====== Collected data

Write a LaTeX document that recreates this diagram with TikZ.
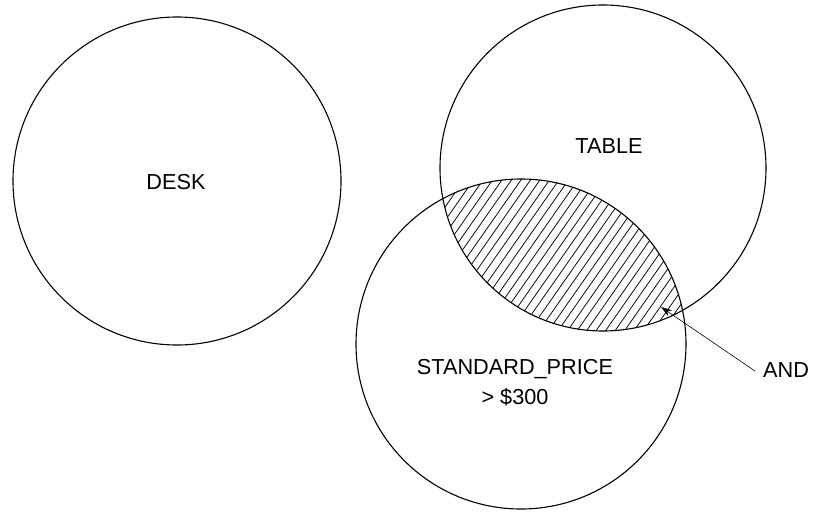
\documentclass[tikz,border=0pt]{standalone}
\usepackage{fontspec}
\setmainfont{Liberation Sans}
\usetikzlibrary{arrows.meta}
\begin{document}
\begin{tikzpicture}[x=1pt,y=-1pt,
  setcircle/.style={circle,draw,line width=1.1pt,inner sep=0pt},
  lbl/.style={font=\fontsize{21.7}{30}\selectfont,align=center,inner sep=0pt},
  hatch/.style={line width=0.75pt},
  pointer/.style={line width=0.6pt,-{Stealth[length=11pt,width=7pt]}}]
\useasboundingbox (0,0) rectangle (821,511);
% hatched intersection
\begin{scope}
  \clip (603,168) circle (163pt);
  \clip (521,344) circle (165pt);
  \foreach \i in {-40,...,40} {
    \draw[hatch] (560+9.5*\i-143.4,465) -- (560+9.5*\i+143.4,55);
  }
\end{scope}
\node[setcircle,minimum size=328pt] (desk) at (177,181) {};
\node[setcircle,minimum size=326pt] (table) at (603,168) {};
\node[setcircle,minimum size=330pt] (price) at (521,344) {};
\node[lbl] (desklbl) at (176,182) {DESK};
\node[lbl] (tablelbl) at (609,146) {TABLE};
\node[lbl] (pricelbl) at (515,383) {STANDARD\_PRICE\\{>} \$300};
\node[lbl,anchor=west] (and) at (763,370) {AND};
\coordinate (tip) at (661,307);
\draw[pointer] ([xshift=-8pt,yshift=-1pt]and.west) -- (tip);
\end{tikzpicture}
\end{document}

============

Exercise details:
Leave out the pictures and retype every line above exactly.

Result of the exercise:
Write a LaTeX document that recreates this diagram with TikZ.
\documentclass[tikz,border=0pt]{standalone}
\usepackage{fontspec}
\setmainfont{Liberation Sans}
\usetikzlibrary{arrows.meta}
\begin{document}
\begin{tikzpicture}[x=1pt,y=-1pt,
  setcircle/.style={circle,draw,line width=1.1pt,inner sep=0pt},
  lbl/.style={font=\fontsize{21.7}{30}\selectfont,align=center,inner sep=0pt},
  hatch/.style={line width=0.75pt},
  pointer/.style={line width=0.6pt,-{Stealth[length=11pt,width=7pt]}}]
\useasboundingbox (0,0) rectangle (821,511);
% hatched intersection
\begin{scope}
  \clip (603,168) circle (163pt);
  \clip (521,344) circle (165pt);
  \foreach \i in {-40,...,40} {
    \draw[hatch] (560+9.5*\i-143.4,465) -- (560+9.5*\i+143.4,55);
  }
\end{scope}
\node[setcircle,minimum size=328pt] (desk) at (177,181) {};
\node[setcircle,minimum size=326pt] (table) at (603,168) {};
\node[setcircle,minimum size=330pt] (price) at (521,344) {};
\node[lbl] (desklbl) at (176,182) {DESK};
\node[lbl] (tablelbl) at (609,146) {TABLE};
\node[lbl] (pricelbl) at (515,383) {STANDARD\_PRICE\\{>} \$300};
\node[lbl,anchor=west] (and) at (763,370) {AND};
\coordinate (tip) at (661,307);
\draw[pointer] ([xshift=-8pt,yshift=-1pt]and.west) -- (tip);
\end{tikzpicture}
\end{document}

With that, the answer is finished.